GOHF is following in the footsteps of other such online property sales. A recent example is of 99acres.com, which along with digital marketing firm, Amura Marketing Technologies, organized a flash sale, which it called Indian Realty Flash Sale (IRFS). In the sale, which was on from 25-28 June, around 51 developers offered apartments in about 250 projects across 18 cities. Buyers had to zero in on a property of their choice and then download discount coupons attached with the property. These coupons could be redeemed while booking the property, within a stipulated time period mentioned on the coupons. IRFS saw around 14,900 offer coupon downloads. “Of the total coupons downloaded, we expect 10-15% to get converted to final sales," said Narasimha Jayakumar, chief business officer, 99acres.com.

How good is it?

While information on various projects is available on developers’ websites and realty portals, online sales offer a consolidated platform, and where discounts may be offered. Tata Value Homes, a subsidiary of Tata Housing Development Co. Ltd, has tied up with e-commerce website Snapdeal to sell properties in various projects. “It is a good way for sellers and developers to reach out to customers," said Mudassir Zaidi, national director, residential agency, Knight Frank India.

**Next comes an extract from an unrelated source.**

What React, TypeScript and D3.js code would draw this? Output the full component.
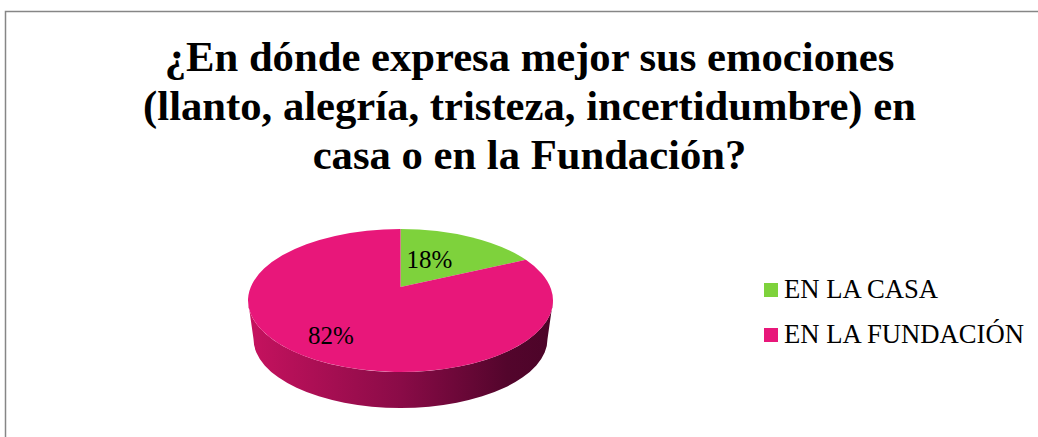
import React from "react";
import * as d3 from "d3";

const categories = ["EN LA CASA", "EN LA FUNDACIÓN"];
const values = [18, 82];
const colors = ["#7ed23c", "#e8177a"];
const titleLines = [
  "¿En dónde expresa mejor sus emociones",
  "(llanto, alegría, tristeza, incertidumbre) en",
  "casa o en la Fundación?",
];

const W = 1038, H = 437;
const cx = 400.5, cy = 300.5, rx = 152.5, ry = 71.5;
const botCy = 339, botRx = 147, botRy = 69;
const persp = 0.189;

// perspective projection of the unit-circle pie onto the top ellipse
function project(theta: number, r = 1): [number, number] {
  const u = r * Math.sin(theta), v = r * Math.cos(theta);
  const d = 1 + persp * v;
  return [cx + rx * (u * Math.sqrt(1 - persp * persp)) / d, cy - ry * (v + persp) / d];
}

export default function App() {
  const arcs = d3.pie<number>().sort(null)(values);
  const apex = project(0, 0);
  const side = `M${cx - rx},${cy} A${rx},${ry} 0 0 0 ${cx + rx},${cy} L${cx + botRx},${botCy} A${botRx},${botRy} 0 0 1 ${cx - botRx},${botCy} Z`;
  const labelPos: [number, number][] = [[429.5, 268], [331, 344]];
  return (
    <svg width={W} height={H} style={{ position: "absolute", left: 0, top: 0, display: "block" }} fontFamily="'Liberation Serif', serif">
      <defs>
        <linearGradient id="sideGrad" x1="0" x2="1" y1="0" y2="0">
          <stop offset="0" stopColor="#c6125f" />
          <stop offset="0.5" stopColor="#8a0b47" />
          <stop offset="0.85" stopColor="#53052c" />
          <stop offset="1" stopColor="#4c0428" />
        </linearGradient>
      </defs>
      <rect width={W} height={H} fill="#fff" />
      <path d={`M5.5,${H} V11.5 H${W}`} fill="none" stroke="#868686" strokeWidth={1.5} />
      <text textAnchor="middle" fontWeight="bold" fontSize={42.67} fill="#000">
        {titleLines.map((t, i) => (
          <tspan key={i} x={529.5} y={71 + i * 49}>{t}</tspan>
        ))}
      </text>
      <path d={side} fill="url(#sideGrad)" />
      {arcs.map((a, i) => {
        const p0 = project(a.startAngle), p1 = project(a.endAngle);
        const large = a.endAngle - a.startAngle > Math.PI ? 1 : 0;
        return (
          <path key={i} fill={colors[i]}
            d={`M${apex[0]},${apex[1]} L${p0[0]},${p0[1]} A${rx},${ry} 0 ${large} 1 ${p1[0]},${p1[1]} Z`} />
        );
      })}
      {arcs.map((a, i) => (
        <text key={i} x={labelPos[i][0]} y={labelPos[i][1]} textAnchor="middle" fontSize={25} fill="#000">
          {values[i]}%
        </text>
      ))}
      {categories.map((c, i) => (
        <g key={c}>
          <rect x={764} y={283 + i * 45} width={14} height={14} fill={colors[i]} />
          <text x={784} y={298 + i * 45} fontSize={26.67} fill="#000">{c}</text>
        </g>
      ))}
    </svg>
  );
}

However, some doubt the medium’s efficacy in improving realty residential sales. “Is e-commerce a safe route to satisfy the needs of buyers in an industry that still lacks transparency?" said Anuj Puri, chairman and country head, JLL India.

While buying a property, it is best that the buyer physically inspects it. And the onus of due diligence around title and ownership lies with the buyer. These factors remain irrespective of the medium one chooses to buy a house—online or physically.

“Now developers and websites are offering ‘Money back guarantee’ (booking amount). If a homebuyer does not like the property later on, she will get her money back. This is a good move," said Zaidi. While it is true that such measures increase buyers’ trust in online purchases, the journey is far from over, and some feel that buying a property online may not work. “Even in mature markets, people do not buy online. For instance, in the US, a huge amount of data is available online, however, property transactions happen mostly offline," said Puri. “Online platforms are basically an additional sales channel for developers," he added.

What should you do?

The real estate market has been going through a tough time. In a survey conducted by PropEquity Analytics Pvt. Ltd, a realty research and analysis firm, between January and December 2014, 14 major cities saw a decline in property buying. For instance, National Capital Region’s absorption rate fell by 53%, and in Mumbai Metropolitan Region it declined by 23%. Homebuyers, too, are waiting for property prices or interest rates on home loans to come down. In such a scenario, developers are looking at different ways to drive up sales and clear inventory, and offering deals online is one such avenue. For a buyer, the worth will depend on what’s on offer.

Online sales are a convenient platform for gathering information on projects, but a decision should be taken only after certain details are ascertained.

If you are participating in an online sale, here are a few things that you can do. Check which developers and areas have the most number of properties and discounts on offer. Doing so will help you get a sense of the market position. If a developer is offering a discount online, it is likely that you will be able to negotiate and bring down the price in an offline deal as well.

If a property of your choice is available with an attractive discount, check all terms and conditions, especially if the online booking amount is refundable or not, payment plan, and time available to finalize the deal.

At the moment where delay in completion is a big concern, avoid buying an under-construction property; choose a ready-to-move-in house if possible.